A Minnesota congressional battle is shaping up to be a fight over one candidate’s competency as well as who can give American children the better deal. In the match-up, conservative congressman Jason Lewis works to defeat his opponent, an abortion-lobby darling, for the second time.
Lewis is running for a second term representing Minnesota’s second congressional district, which he won in 2016 against Democrat Angie Craig. Now Craig is trying her luck against Lewis again, running on a platform of unrestricted abortion access.
“I support Planned Parenthood and will continue to fight to protect their funding,” she states on her campaign website.
Craig, who is married to a woman, is not as far-left on certain other issues as some of her fellow Democrats, who have proposed abolishing U.S. Immigration and Customs Enforcement, for example. Craig said she believes that ICE plays “an important role in stopping drugs and human trafficking.”
Her abortion stance, however, is far to the left of that espoused by other Minnesota Democrats, such as Representative Collin Peterson, who represents the state’s seventh district and voted in favor of the Pain-Capable Unborn Child Protection Act.
“If it’s influence-buying at the expense of human life you’re really concerned about, then no one comes close to Angie Craig in doing the bidding of her pro-abortion benefactors,” Lewis’s campaign manager Becky Alery said in a statement.
Craig, a former St. Jude Medical executive, is heavily funded by some of the most militant pro-abortion groups, including NARAL, Planned Parenthood, and Emily’s List. Former Planned Parenthood president Cecile Richards even hit the campaign trail for Craig last month at an “early vote rally” at the University of Minnesota.
“If you elect these outstanding women,” Richards said, referring to Craig and incumbent Democratic senator Tina Smith, “we’re going to change the country.”
Lewis counters that Craig is “very Clinton-esque” and that the result of putting radical Democrats like her in power would be “a country we wouldn’t recognize.”
“The government will grind to a halt, and we will have rewarded people espousing the most radical rhetoric,” Lewis said in an interview with National Review Online. “If you do that, you are playing with fire as a country.”
Lewis, a former conservative-radio broadcaster, calls the Democrats of today the “most radical Democrat party probably in history.”
“This institutional liberalism with which we’re surrounded is really astounding,” he added. “I think people are actually waking up to that now.”
Craig is also endorsed by some of the most controversial elements of the LGBT rights movement, including the Human Rights Campaign, which works to incorporate pro-LGBT views in the curricula of elementary schools.
Craig’s wife, Cheryl Greene, works as a deputy director for the Human Rights Campaign Foundation’s Welcoming Schools program. This program says it supports transgender and non-binary students and works in an “age-appropriate way” to prevent bias-based bullying. Their approach includes helping kids become “familiar with sexual orientation and gender identity terminology.” The curriculum also aims to help schools “understand the complexities of transitioning and know how to support students on this journey.”
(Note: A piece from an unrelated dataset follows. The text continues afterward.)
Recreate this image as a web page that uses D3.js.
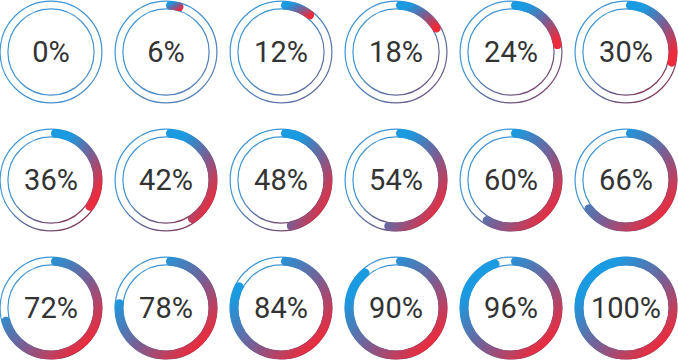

“When my child transitioned, it was seamless and it was beautiful,” one mom featured in a Welcoming Schools’ promotional video said.
However, the HRC’s sex-education curriculum was condemned as “pornographic” by some parents, who organized a school walkout in several cities last spring to protest the material being taught to their children.
The approach of unquestioningly accepting children’s “preferred” gender roles remains controversial and is not backed by medical consensus. For instance, Dr. Kenneth Zucker, a leading researcher for decades at the prestigious Child Youth and Family Gender Identity Clinic, in Toronto, recommended a more cautious treatment of gender-dysphoric children. In 2016, the center fired him, at the urging of transgender activists.
Amid the transgender controversy, Craig plants herself firmly in the camp of extreme social liberalism.
Against this backdrop, her business practices have also raised eyebrows. She touted her work as executive for over a decade at St. Jude Medical, where she managed the company’s public relations and government lobbying. But after her questionable management record came to light, she downplayed her role for the company.
St. Jude settled with the Justice Department in 2011 and 2012 for close to $20 million over allegations that it had overcharged veterans and compensated physicians to use its merchandise. In 2016, investment group Muddy Water Capital determined that pacemakers and defibrillators manufactured by St. Jude were unprotected against hacking, sparking an investigation by the Food and Drug Administration and the Department of Homeland Security.
“Now we find out that Craig may have known about the alleged vulnerabilities of hackable pacemakers and defibrillators, which would have directly placed people at risk,” Keith Downey, former chairman of the Minnesota Republican party, said at the time. “She needs to come clean with what she knew about the alleged vulnerabilities and what she did in the situation.”
Minnesota voters in Lewis’s district will have many factors to consider before they mark their ballot this November, including competency and honesty — but especially what they prefer the future of their children, born and unborn, to look like.